[Your goal]:
It is required that the lines from the top of the listing through the line with "y_ticks = [9000, 10000, 11000, 12000, 13000]" be reproduced exactly, excluding pictures.

[Supplied data]:
★ ★ ★ ★ ★
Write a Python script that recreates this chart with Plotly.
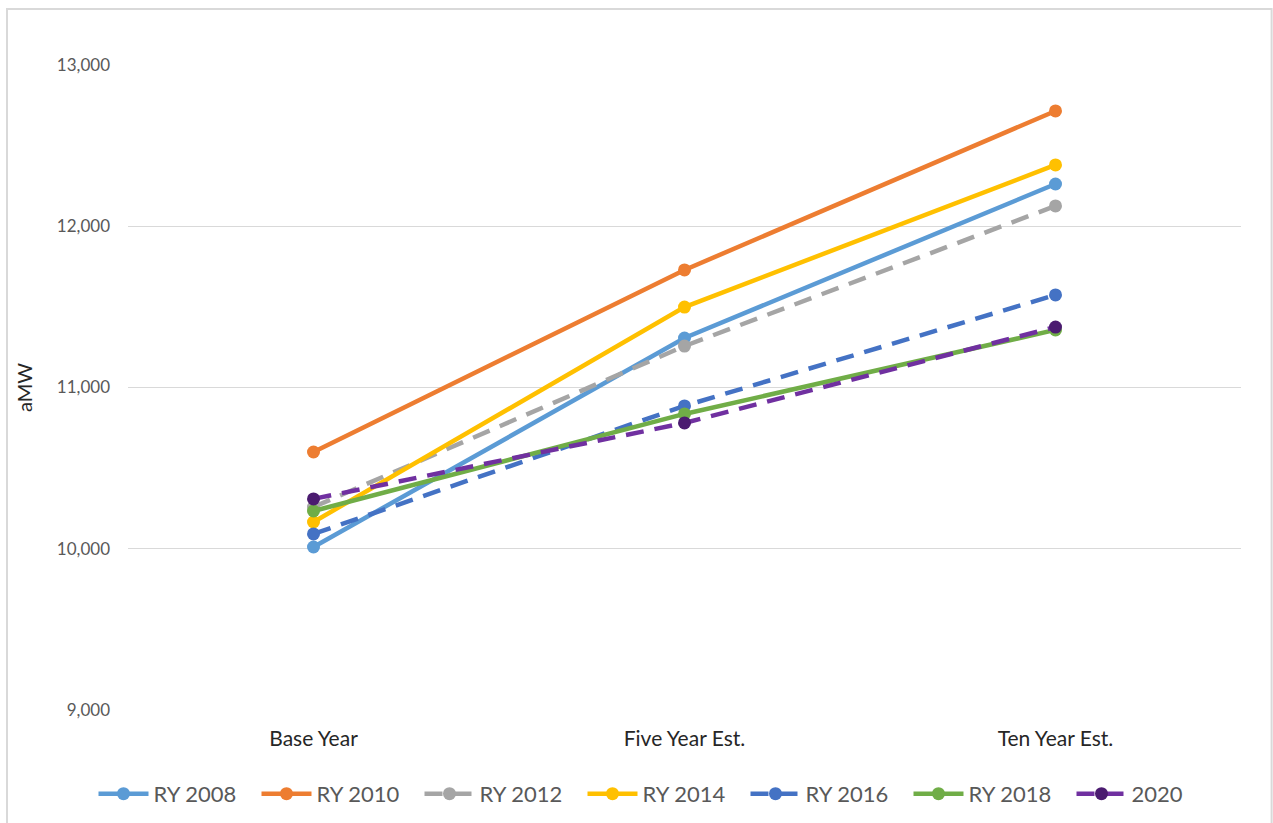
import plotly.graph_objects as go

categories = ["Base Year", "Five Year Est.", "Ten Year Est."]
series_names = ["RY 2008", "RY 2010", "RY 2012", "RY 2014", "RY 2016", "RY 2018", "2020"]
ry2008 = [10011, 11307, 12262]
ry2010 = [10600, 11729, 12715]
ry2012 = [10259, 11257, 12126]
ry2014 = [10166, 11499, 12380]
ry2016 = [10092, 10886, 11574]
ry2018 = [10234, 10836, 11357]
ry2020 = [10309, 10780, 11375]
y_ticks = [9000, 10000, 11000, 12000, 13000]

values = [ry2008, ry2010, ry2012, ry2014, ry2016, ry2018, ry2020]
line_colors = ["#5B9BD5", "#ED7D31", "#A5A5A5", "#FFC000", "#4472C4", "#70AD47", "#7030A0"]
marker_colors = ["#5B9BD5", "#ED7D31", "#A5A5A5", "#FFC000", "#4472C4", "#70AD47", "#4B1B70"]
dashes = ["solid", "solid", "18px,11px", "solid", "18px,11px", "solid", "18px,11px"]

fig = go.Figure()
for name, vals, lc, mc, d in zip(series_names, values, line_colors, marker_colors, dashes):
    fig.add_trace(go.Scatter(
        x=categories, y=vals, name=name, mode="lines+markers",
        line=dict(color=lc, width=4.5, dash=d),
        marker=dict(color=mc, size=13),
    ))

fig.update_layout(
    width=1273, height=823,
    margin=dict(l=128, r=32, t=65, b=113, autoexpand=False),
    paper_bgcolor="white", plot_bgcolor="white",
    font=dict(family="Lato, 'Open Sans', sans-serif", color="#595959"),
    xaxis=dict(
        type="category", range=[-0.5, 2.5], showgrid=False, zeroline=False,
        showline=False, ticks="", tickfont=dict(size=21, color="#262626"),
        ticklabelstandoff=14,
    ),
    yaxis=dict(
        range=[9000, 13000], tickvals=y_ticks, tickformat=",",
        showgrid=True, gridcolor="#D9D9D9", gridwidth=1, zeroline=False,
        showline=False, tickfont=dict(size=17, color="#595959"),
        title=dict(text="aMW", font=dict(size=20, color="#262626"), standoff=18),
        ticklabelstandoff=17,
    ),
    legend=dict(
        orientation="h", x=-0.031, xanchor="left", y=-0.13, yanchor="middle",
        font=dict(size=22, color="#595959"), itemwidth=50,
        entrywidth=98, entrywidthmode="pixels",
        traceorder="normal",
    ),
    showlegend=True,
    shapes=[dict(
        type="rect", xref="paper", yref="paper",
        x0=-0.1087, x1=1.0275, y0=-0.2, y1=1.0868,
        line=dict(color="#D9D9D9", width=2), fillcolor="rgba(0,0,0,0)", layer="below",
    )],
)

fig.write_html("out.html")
★ ★ ★ ★ ★
[Exercise solution]:
Write a Python script that recreates this chart with Plotly.
import plotly.graph_objects as go

categories = ["Base Year", "Five Year Est.", "Ten Year Est."]
series_names = ["RY 2008", "RY 2010", "RY 2012", "RY 2014", "RY 2016", "RY 2018", "2020"]
ry2008 = [10011, 11307, 12262]
ry2010 = [10600, 11729, 12715]
ry2012 = [10259, 11257, 12126]
ry2014 = [10166, 11499, 12380]
ry2016 = [10092, 10886, 11574]
ry2018 = [10234, 10836, 11357]
ry2020 = [10309, 10780, 11375]
y_ticks = [9000, 10000, 11000, 12000, 13000]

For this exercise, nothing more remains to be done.